[Editor’s note: This is the nineteenth in our "Some Honourable Members" series, depicting the more dubious moments in B.C.'s political history, brought to you by veteran muckrakers Tom Barrett and Tom Hawthorn, one a day until election day.]
In a time of restraint, Peter Hyndman was a high flyer. Minister of consumer affairs in Bill Bennett's Social Credit government, Hyndman was an urbane charmer who pundits thought might be the next premier.
As Hyndman's career was taking off in the early 1980s, B.C. was being walloped by the worst downturn since the Great Depression. Bennett's response was a highly publicized "compensation stabilization program" intended to hold down government workers' wages.
But as the government proclaimed its intention to hold the line on spending, Hyndman was having problems with his own government spending. Clerk Alayne Falle had been questioning his expense accounts for months. She spoke to a senior ministry official, who laughed at her concerns. So she began to photocopy Hyndman's claims.
Several months later, Falle had a cardboard box full of expense claims worth some $10,000. She gave it to her MLA, a New Democrat. The NDP gave it to the Vancouver Sun.

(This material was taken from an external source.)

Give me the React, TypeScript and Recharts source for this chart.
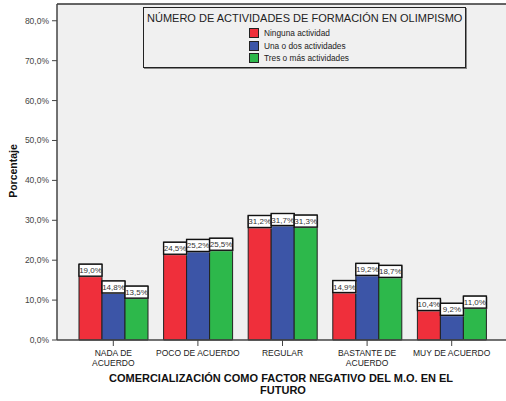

After wading through the documents, the Sun put together a list of questions for Hyndman. Hyndman said he'd be happy to answer them. At the appointed hour, two Sun reporters -- Jes Odam and I -- showed up in Hyndman's office. While we cooled our heels in his waiting room, Hyndman slipped out a side door and hustled down to the legislature's press theatre, where he announced that the Sun was subjecting him to an "arrogant inquisition" that he would have no part of.
"I want the Vancouver Sun to know that I will not be intimidated, that I will not be threatened," he declared.
Hyndman turned the matter over the auditor-general, Erma Morrison, a move the government felt would be less damaging than calling a public inquiry or referring the matter to the legislature's public accounts committee.
For the next several days, the Sun printed a series of questions for Hyndman, along with details from Falle's photocopies. Hyndman had expensed everything, from cartons of milk from the CNIB convenience story on the legislature grounds to a $1,500 stay at a luxury resort in Arizona he said was part of a quest to learn about that state's legislature.
There was a $61 claim for a dinner with Vancouver Sun publisher Clark Davey that never happened. Hyndman's story was that he saw Davey walk through a restaurant just as he was paying his bill. He wrote Davey's name on the back of the credit card receipt as a reminder to give Davey a call some time. Somehow, he said, the receipt was submitted by accident. (He paid the government back for that meal, along with another $265 in mistaken claims.)
For a recession-squeezed public, the item that stood out was a dinner at Vancouver's Il Giardino restaurant with Hyndman's wife and two other couples. The bill came to $374, including four bottles of Pouilly-Fuisse wine at $37.50 each -- $97 a bottle in today's dollars.
The auditor-general's report was tougher than Hyndman had expected. Morrison found he had been "completely oblivious" to public sector expense procedures, and that he had been careless, inept and unbusinesslike.
Hyndman declared he would stay on in cabinet; three-and-a-half weeks later he resigned, saying it was for the good of the government and the Socred party. A week after his resignation, a lengthy RCMP investigation concluded there was no evidence to charge Hyndman with fraud. But by then, his political career was finished.